■ DIRECTIONS FOR THIS TASK ■
Nothing but the lines from the line with "Clone this chart in matplotlib." to the line with "1.945, 1.922, 1.894, 1.866, 1.843, 1.815, 1.779]", both included, is to be repeated, and those exactly. Leave out the pictures.

■ ■ ■ ■ ■

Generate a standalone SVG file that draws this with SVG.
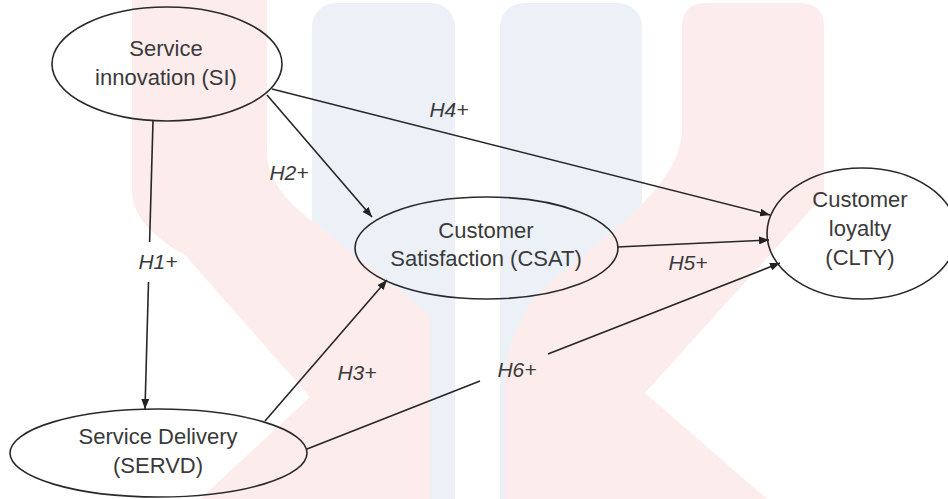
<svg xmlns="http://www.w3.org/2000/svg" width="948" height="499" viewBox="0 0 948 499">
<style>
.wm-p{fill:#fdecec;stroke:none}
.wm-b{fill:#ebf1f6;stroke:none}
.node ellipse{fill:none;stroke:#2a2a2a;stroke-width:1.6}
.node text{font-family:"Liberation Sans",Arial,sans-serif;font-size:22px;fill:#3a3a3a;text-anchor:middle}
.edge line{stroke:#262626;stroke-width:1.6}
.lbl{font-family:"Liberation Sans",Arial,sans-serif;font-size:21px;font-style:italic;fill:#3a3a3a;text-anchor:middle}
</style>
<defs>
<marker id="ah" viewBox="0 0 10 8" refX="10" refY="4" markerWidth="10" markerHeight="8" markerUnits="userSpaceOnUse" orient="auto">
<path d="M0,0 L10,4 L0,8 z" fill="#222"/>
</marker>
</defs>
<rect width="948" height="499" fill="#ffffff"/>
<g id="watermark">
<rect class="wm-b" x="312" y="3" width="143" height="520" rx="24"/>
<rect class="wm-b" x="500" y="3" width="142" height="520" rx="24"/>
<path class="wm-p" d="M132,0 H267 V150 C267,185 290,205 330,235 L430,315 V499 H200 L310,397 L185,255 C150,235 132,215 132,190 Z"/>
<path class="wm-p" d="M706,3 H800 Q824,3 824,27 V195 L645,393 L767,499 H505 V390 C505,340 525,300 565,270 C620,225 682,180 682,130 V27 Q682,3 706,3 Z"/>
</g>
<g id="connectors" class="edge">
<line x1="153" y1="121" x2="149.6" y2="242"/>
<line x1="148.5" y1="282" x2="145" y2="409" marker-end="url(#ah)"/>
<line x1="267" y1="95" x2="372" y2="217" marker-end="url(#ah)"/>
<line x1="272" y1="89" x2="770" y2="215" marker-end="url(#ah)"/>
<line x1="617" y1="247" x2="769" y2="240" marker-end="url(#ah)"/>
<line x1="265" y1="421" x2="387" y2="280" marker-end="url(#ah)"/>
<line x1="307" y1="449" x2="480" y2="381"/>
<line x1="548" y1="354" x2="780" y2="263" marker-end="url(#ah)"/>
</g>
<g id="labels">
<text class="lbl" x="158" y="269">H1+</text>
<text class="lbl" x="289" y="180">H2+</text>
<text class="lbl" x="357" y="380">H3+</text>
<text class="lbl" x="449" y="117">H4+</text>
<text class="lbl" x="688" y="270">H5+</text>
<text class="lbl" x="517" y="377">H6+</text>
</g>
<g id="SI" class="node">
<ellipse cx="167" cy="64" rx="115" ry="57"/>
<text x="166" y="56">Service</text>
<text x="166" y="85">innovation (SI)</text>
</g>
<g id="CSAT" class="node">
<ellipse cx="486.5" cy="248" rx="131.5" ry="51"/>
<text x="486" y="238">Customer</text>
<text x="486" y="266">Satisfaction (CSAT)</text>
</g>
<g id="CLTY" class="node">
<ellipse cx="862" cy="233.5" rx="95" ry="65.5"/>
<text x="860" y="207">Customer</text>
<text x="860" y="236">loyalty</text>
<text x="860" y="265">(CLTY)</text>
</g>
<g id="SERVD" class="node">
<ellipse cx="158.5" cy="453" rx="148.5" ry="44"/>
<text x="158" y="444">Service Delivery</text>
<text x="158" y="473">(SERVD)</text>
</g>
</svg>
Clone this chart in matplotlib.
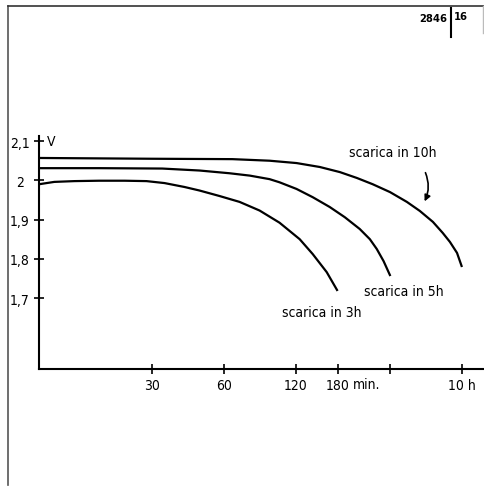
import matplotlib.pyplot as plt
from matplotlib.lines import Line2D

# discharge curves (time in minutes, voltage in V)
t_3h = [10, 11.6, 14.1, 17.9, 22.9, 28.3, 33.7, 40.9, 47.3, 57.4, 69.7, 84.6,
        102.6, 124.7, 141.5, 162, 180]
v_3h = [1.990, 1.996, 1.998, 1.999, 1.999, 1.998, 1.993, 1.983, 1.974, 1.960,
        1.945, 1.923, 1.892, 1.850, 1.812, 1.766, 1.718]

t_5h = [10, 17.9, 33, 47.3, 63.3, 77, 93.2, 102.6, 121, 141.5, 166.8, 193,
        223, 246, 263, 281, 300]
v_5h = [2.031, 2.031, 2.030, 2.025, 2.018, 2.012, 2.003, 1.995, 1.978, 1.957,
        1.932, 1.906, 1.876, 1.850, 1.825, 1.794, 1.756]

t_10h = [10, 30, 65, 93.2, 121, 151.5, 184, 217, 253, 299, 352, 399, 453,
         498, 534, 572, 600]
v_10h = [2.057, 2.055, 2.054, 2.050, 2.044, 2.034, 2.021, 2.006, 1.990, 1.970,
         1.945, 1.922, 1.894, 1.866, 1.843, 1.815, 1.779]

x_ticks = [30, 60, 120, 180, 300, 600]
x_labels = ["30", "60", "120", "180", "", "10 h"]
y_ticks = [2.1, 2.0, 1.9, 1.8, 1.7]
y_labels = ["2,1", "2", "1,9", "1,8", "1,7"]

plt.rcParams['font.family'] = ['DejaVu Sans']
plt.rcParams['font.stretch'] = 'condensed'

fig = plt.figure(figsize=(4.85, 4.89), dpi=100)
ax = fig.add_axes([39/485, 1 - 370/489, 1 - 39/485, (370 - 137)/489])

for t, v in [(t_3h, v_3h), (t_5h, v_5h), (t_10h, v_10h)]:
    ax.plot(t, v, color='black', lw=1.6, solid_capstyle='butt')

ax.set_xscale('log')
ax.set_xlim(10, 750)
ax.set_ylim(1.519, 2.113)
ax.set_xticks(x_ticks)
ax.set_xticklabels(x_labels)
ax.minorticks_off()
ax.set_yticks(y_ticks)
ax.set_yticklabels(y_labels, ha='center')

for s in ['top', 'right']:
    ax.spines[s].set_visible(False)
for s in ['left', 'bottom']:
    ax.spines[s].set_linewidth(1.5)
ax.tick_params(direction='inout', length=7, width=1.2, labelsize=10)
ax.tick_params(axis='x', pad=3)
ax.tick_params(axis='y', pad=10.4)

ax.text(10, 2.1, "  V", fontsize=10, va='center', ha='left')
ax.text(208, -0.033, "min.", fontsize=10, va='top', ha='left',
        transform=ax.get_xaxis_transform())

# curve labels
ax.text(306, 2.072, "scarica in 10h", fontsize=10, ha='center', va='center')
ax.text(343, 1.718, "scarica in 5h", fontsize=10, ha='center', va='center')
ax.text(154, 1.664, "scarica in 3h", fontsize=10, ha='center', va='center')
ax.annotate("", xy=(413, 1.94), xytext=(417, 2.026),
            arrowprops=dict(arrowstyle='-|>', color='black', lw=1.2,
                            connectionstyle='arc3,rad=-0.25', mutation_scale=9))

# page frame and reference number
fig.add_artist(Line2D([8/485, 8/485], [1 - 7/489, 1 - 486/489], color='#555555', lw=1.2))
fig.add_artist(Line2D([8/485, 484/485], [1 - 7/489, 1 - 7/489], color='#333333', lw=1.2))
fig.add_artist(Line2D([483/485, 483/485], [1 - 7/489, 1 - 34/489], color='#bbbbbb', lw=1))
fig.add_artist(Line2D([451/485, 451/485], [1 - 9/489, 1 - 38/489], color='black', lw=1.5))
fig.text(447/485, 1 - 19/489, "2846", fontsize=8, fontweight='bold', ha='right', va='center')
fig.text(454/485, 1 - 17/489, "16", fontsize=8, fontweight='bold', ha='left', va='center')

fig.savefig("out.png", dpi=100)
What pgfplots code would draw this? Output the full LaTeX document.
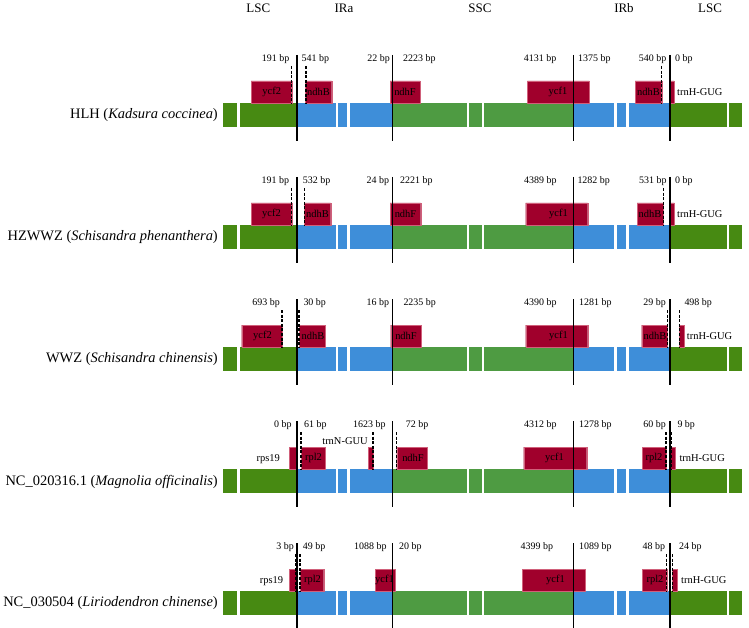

■ ■ ■ ■ ■

■ SOLUTION TO THIS TASK ■
Clone this chart in matplotlib.
import matplotlib.pyplot as plt
from matplotlib.lines import Line2D

# discharge curves (time in minutes, voltage in V)
t_3h = [10, 11.6, 14.1, 17.9, 22.9, 28.3, 33.7, 40.9, 47.3, 57.4, 69.7, 84.6,
        102.6, 124.7, 141.5, 162, 180]
v_3h = [1.990, 1.996, 1.998, 1.999, 1.999, 1.998, 1.993, 1.983, 1.974, 1.960,
        1.945, 1.923, 1.892, 1.850, 1.812, 1.766, 1.718]

t_5h = [10, 17.9, 33, 47.3, 63.3, 77, 93.2, 102.6, 121, 141.5, 166.8, 193,
        223, 246, 263, 281, 300]
v_5h = [2.031, 2.031, 2.030, 2.025, 2.018, 2.012, 2.003, 1.995, 1.978, 1.957,
        1.932, 1.906, 1.876, 1.850, 1.825, 1.794, 1.756]

t_10h = [10, 30, 65, 93.2, 121, 151.5, 184, 217, 253, 299, 352, 399, 453,
         498, 534, 572, 600]
v_10h = [2.057, 2.055, 2.054, 2.050, 2.044, 2.034, 2.021, 2.006, 1.990, 1.970,
         1.945, 1.922, 1.894, 1.866, 1.843, 1.815, 1.779]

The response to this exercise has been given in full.